With a quiet yet undeniable force, this exhibition provides the emotional sense of absence or yearning brought on by migration or displacement. Cuban-born artist Alexandre Arrechea exhibits three photos from his “Architectural Elements” series (all works 2015), in which he holds pillars of building materials in front of brick or stone walls, obscuring his own laboring body behind paper, cement, or metal. A steady pulsing sound in Ayanna Jolivet McCloud’s installation accompanies a text piece on borders, bridges, and the reverberations of violence for Score (How to Hold On to Chasms and Fill with Matter). A crocheted white blanket by Erika and Cita DeFreitas, Sometimes the Metonymic Object is an Absence, is paired with an open invitation for the viewer to undo as many stitches as desired. Elsewhere in Nathaniel Donnett’s work The Off-Center of Invisibility, a brick wall has collapsed in the middle of a row house that has literally turned inside out with exterior walls and boarded-up windows installed within.

In a lyrical essay about the works, curator Sally Frater refers to them as a self-portrait, a reflection on her time in Houston and a lifetime of crossing borders.
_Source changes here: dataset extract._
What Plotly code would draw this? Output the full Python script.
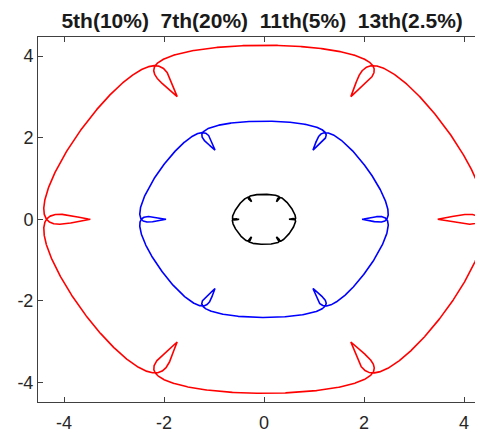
import numpy as np
import plotly.graph_objects as go

# Harmonic spectrum (from the title): order, % of fundamental, sequence, phase
harmonic_order = [1, 5, 7, 11, 13]
harmonic_pct = [100.0, 10.0, 20.0, 5.0, 2.5]
harmonic_seq = [1, -1, 1, -1, 1]
harmonic_phase_deg = [0, 0, 180, 180, 0]

# Fundamental amplitude of each trajectory
curve_names = ["red", "blue", "black"]
curve_amplitude = [3.97, 2.24, 0.57]
curve_color = ["#ff0000", "#0000ff", "#000000"]

tick_vals = [-4, -2, 0, 2, 4]
tick_text = ["-4", "-2", "0", "2", "4"]

theta = np.linspace(0, 2 * np.pi, 6001)

fig = go.Figure()
for name, amp, col in zip(curve_names, curve_amplitude, curve_color):
    z = np.zeros_like(theta, dtype=complex)
    for h, p, s, ph in zip(harmonic_order, harmonic_pct, harmonic_seq, harmonic_phase_deg):
        z += amp * p / 100.0 * np.exp(1j * s * (h * theta + np.deg2rad(ph)))
    fig.add_trace(go.Scatter(x=z.real, y=z.imag, mode="lines", name=name,
                             line=dict(color=col, width=1.6), hoverinfo="skip"))

# page body has an 8px margin, so the figure is 475x428 placed at (8, 8)
fig.update_layout(
    width=475, height=428,
    margin=dict(l=30, r=0, t=29, b=34, autoexpand=False),
    paper_bgcolor="white", plot_bgcolor="white",
    showlegend=False,
    title=dict(text="<b>5th(10%)  7th(20%)  11th(5%)  13th(2.5%)</b>",
               x=0.535, xanchor="center", y=0.97, yanchor="middle", yref="container",
               font=dict(family="Liberation Sans, Arial", size=21, color="#1a1a1a")),
    font=dict(family="Liberation Sans, Arial", size=18, color="#262626"),
)
fig.update_xaxes(range=[-4.52, 4.38], tickvals=tick_vals, ticktext=tick_text,
                 ticks="inside", ticklen=5, automargin=False, ticklabelstandoff=4,
                 tickcolor="#404040", showline=True, linecolor="#404040", linewidth=1,
                 mirror="ticks", showgrid=False, zeroline=False)
fig.update_yaxes(range=[-4.48, 4.47], tickvals=tick_vals, ticktext=tick_text,
                 ticks="inside", ticklen=5, automargin=False,
                 tickcolor="#404040", showline=True, linecolor="#404040", linewidth=1,
                 showgrid=False, zeroline=False)

fig.write_html("out.html")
Throughout, these pieces seem to ask how individuality asserts itself within and through the expressions of the many. The exhibit provides a space for critical reflection on immigration and movement, nomadism and violence, while being careful not to posit polar binaries between the individual and the community but rather constructing a field of tensions in which these works are located. As Frater says, “In moments of recognition and in moments of disjuncture, I can find myself. Both are familiar, as is the space between them.” These artists have similarly created a profound place of reflection for both identification and detachment.